Written exercise: Go through the lines below. Copy those with "that".
═══ Data for processing ═══
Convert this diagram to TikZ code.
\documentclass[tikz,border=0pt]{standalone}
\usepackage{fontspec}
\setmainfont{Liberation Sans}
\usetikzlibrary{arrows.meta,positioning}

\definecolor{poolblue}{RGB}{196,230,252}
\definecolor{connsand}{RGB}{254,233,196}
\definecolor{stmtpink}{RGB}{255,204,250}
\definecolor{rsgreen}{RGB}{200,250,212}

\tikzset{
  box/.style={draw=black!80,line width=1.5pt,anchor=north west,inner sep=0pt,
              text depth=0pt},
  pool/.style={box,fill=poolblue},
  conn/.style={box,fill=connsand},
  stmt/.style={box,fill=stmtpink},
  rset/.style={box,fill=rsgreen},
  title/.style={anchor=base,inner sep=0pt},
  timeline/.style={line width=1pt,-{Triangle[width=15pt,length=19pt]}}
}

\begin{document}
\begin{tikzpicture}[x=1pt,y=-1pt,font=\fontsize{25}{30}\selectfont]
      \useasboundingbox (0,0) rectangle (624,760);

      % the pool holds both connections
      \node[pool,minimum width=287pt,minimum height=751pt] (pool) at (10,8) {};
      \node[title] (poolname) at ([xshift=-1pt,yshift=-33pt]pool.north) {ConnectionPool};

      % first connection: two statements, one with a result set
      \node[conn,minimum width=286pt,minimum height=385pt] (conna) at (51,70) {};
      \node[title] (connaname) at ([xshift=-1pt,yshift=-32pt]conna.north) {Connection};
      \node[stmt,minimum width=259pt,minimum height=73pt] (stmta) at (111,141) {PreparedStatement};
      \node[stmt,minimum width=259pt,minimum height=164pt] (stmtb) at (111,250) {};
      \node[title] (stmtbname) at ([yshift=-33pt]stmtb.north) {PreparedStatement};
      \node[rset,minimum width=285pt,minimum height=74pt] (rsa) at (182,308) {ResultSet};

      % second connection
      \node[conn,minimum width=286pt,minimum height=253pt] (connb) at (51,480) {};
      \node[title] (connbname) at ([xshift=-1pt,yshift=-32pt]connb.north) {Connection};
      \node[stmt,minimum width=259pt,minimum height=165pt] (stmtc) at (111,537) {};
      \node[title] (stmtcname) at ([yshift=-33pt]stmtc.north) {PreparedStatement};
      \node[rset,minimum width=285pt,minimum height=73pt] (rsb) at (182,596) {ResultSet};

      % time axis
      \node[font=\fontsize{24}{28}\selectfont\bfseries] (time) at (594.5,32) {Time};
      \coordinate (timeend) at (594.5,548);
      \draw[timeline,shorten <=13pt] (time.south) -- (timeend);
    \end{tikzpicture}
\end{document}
═══
═══ Data for processing ═══
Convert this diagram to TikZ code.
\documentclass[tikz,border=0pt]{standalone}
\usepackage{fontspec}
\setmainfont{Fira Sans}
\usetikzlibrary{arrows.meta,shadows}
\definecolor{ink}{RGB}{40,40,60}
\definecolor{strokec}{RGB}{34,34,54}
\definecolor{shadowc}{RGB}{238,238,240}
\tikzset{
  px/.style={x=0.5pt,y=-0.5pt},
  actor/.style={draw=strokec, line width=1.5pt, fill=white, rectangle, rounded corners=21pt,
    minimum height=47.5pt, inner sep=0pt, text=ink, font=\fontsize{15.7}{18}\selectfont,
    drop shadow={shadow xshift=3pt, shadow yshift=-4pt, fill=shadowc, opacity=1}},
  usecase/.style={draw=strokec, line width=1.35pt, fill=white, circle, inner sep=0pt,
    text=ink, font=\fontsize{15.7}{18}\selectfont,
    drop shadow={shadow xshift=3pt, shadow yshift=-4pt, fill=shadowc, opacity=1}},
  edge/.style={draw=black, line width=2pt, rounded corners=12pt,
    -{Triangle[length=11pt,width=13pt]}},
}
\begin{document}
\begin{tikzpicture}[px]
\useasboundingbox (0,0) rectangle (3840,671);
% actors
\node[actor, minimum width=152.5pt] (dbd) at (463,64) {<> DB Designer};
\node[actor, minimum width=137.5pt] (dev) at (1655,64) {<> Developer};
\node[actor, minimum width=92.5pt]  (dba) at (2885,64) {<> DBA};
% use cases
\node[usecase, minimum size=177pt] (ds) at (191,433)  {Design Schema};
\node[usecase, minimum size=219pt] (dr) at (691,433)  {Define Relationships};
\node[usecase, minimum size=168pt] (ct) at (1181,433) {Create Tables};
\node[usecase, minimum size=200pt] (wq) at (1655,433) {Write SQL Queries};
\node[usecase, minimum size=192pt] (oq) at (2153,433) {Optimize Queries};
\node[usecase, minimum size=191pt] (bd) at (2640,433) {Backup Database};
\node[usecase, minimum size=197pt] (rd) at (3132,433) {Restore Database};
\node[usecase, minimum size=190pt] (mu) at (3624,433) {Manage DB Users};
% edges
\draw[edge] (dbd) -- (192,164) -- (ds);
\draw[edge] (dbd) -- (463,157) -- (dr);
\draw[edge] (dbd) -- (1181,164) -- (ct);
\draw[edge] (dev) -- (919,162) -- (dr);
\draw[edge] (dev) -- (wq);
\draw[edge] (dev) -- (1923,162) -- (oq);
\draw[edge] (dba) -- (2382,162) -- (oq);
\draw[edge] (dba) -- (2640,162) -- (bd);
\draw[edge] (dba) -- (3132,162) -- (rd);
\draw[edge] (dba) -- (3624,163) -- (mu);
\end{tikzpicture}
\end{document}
═══
═══ Data for processing ═══
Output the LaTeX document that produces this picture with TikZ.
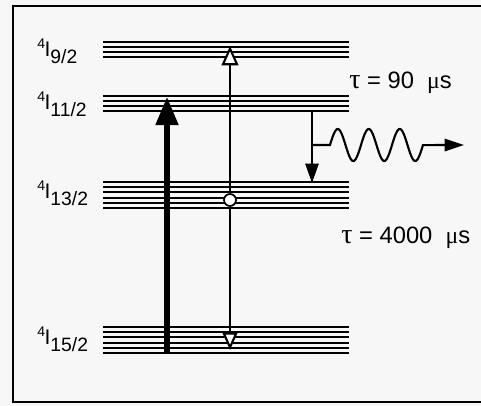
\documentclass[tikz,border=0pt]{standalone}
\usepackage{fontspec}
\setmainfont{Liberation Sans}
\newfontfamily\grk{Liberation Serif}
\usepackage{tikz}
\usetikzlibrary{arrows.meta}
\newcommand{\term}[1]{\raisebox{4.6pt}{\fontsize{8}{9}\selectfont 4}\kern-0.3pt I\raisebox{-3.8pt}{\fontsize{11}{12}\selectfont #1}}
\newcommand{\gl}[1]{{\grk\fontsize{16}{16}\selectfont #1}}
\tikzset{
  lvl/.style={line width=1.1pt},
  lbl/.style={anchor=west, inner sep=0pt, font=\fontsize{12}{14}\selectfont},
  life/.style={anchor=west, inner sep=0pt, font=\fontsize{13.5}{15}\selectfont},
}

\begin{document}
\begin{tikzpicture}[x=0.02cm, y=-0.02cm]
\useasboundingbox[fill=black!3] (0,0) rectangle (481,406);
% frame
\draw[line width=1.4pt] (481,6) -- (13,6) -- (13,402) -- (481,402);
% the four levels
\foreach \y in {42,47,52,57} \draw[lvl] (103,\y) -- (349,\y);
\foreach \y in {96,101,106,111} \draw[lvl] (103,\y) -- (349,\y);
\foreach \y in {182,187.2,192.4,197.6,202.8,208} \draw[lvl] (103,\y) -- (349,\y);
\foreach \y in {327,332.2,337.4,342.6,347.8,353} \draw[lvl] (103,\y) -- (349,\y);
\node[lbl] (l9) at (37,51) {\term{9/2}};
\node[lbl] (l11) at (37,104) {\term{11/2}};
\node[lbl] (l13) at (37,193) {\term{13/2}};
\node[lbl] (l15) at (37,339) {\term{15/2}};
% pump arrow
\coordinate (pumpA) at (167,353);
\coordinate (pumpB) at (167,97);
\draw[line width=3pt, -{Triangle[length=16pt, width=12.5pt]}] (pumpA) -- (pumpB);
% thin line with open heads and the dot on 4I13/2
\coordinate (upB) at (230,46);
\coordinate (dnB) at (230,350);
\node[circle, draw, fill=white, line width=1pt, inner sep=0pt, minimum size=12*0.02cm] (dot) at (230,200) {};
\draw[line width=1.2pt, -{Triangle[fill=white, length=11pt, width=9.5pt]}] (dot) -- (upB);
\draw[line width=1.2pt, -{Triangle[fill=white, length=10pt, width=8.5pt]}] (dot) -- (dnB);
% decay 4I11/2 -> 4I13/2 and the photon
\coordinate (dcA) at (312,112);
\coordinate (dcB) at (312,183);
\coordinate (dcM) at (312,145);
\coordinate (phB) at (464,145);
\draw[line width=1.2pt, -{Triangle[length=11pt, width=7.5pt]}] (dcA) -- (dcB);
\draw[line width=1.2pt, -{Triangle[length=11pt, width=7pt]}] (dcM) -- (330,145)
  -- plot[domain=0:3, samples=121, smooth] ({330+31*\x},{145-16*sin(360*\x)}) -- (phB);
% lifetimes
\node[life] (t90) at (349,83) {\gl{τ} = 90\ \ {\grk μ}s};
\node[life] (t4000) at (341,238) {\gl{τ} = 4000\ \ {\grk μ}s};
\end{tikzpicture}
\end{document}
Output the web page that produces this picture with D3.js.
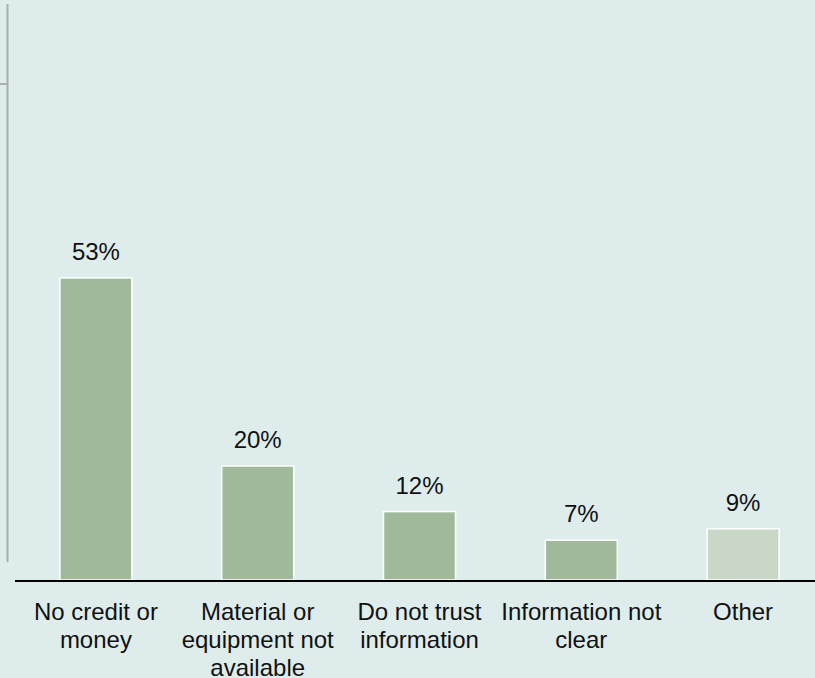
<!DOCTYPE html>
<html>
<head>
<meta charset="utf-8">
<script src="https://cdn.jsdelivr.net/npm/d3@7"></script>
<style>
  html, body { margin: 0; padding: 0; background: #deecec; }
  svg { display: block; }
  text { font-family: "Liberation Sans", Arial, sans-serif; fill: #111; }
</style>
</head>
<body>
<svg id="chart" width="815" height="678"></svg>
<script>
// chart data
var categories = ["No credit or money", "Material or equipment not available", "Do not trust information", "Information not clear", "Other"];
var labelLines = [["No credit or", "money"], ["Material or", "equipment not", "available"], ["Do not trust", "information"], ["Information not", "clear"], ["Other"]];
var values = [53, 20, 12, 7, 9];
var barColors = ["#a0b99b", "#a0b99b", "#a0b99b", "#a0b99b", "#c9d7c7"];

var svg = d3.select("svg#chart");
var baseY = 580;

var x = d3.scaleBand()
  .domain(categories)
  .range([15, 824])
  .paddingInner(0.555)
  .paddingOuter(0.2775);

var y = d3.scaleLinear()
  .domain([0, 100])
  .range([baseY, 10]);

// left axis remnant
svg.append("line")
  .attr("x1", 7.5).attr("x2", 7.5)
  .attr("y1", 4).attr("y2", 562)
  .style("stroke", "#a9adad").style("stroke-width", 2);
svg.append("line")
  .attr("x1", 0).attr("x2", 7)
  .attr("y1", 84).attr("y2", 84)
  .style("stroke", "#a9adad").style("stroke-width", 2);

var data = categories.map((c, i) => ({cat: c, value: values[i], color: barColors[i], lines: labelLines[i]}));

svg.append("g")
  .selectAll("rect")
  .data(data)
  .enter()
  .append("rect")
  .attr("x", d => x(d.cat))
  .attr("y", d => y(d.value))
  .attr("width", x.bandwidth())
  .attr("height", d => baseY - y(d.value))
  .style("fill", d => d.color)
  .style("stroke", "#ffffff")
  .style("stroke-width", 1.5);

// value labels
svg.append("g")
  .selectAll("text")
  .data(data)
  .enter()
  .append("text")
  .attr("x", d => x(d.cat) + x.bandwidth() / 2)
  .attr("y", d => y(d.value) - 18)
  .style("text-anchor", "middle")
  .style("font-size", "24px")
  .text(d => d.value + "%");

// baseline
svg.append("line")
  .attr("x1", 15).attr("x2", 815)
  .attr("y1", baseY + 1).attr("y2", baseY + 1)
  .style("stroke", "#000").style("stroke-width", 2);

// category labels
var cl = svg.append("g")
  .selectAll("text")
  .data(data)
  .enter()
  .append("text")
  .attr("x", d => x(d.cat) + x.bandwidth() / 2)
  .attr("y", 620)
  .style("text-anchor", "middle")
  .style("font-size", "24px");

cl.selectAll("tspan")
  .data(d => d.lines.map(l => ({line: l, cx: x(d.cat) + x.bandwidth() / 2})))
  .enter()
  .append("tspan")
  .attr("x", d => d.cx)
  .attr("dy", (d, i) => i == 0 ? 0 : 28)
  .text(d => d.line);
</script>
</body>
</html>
═══
Task output:
Output the LaTeX document that produces this picture with TikZ.
Output the web page that produces this picture with D3.js.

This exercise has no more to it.